Yes, our tyres are what keep us going where we want to and prevent us from careening into a tree and certain death. Each contact patch is about the size of your hand – not a lot considering how crucial it is to keeping us alive.
Here’s a fun trick: Have a look at the tyres on the cars of your family and friends and see how much tread they have. The old matchstick test is one of the most reliable – the head of the match is the minimum depth of tread you need for your tyres to be effective – and it’s amazing how many cars don’t pass.
I had a chat at a local tyre shop last week and just that morning a lady came in and asked what the furry stuff on her tyres was. The tyre fitter went out and had a look, thinking it sounded a bit strange. But, upon inspecting the tyres in question, he was incredulous. The furry patch was the canvas – yes, the tread had completely worn through. He explained the situation to her. Her question? “So, is that bad?”
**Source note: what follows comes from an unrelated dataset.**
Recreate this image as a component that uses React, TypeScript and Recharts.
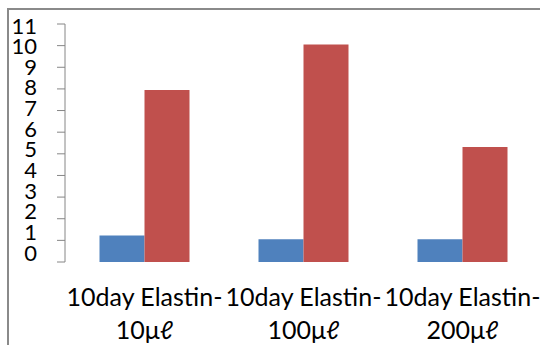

It seems that people just aren’t being educated on tyre safety. Usually, it’s passed down from parents to children, but with today’s busy life and throwaway society, kids just aren’t being taught how critical tyres are to their daily lives. So why isn’t such information included in the driver’s licence test, or even in schools for that matter? A couple of simple pics would do the trick. One with tyre wear on the outsides, and one of tyre wear in the middle. What causes the difference between the two? Well, if you’re playing along at home, it’s under-inflation and over-inflation.
Another question would be how often should tyres be checked for pressure? And, of course, if you see canvas, what should you do?
It’s at this impressionable early stage that we can make a real difference. Otherwise, we end up with the scenario mentioned above. In fact, after the lady was told that she was lucky to have made it into the tyre shop without the rubber exploding, she complained that she didn’t have enough money to buy four new tyres, so they should only fit two. But, while she did that, she went off to the local electrical store and bought a new Samsung S8.
When it comes to those big, black, round, rubber things, people have their priorities all wrong. Tyres aren’t just a necessary evil, they are truly necessary – especially when you consider that when we travel at 100km/h, we’re actually covering 27.7 metres every second. Then, if that van pulls out in front of you or changes lanes into you, your brakes are relying on the tyres to help take avoiding action or come to a stop. It is actually worth spending a few extra Rupees on – cheap Chinese junk just isn’t going to cut it, especially when the weather turns sour.
Forget what the tyre shop guy is trying to sell you (half of them are owned, or part owned, by tyre companies) and read some proper reviews and tyre tests.
Not everyone can afford Continentals or Pirellis, but there are plenty of good brands out there that are affordable. Whatever tyres you do get, make sure you look after them. Rotate them regularly and keep checking those pressures. After all, doing just that could make a difference to life itself.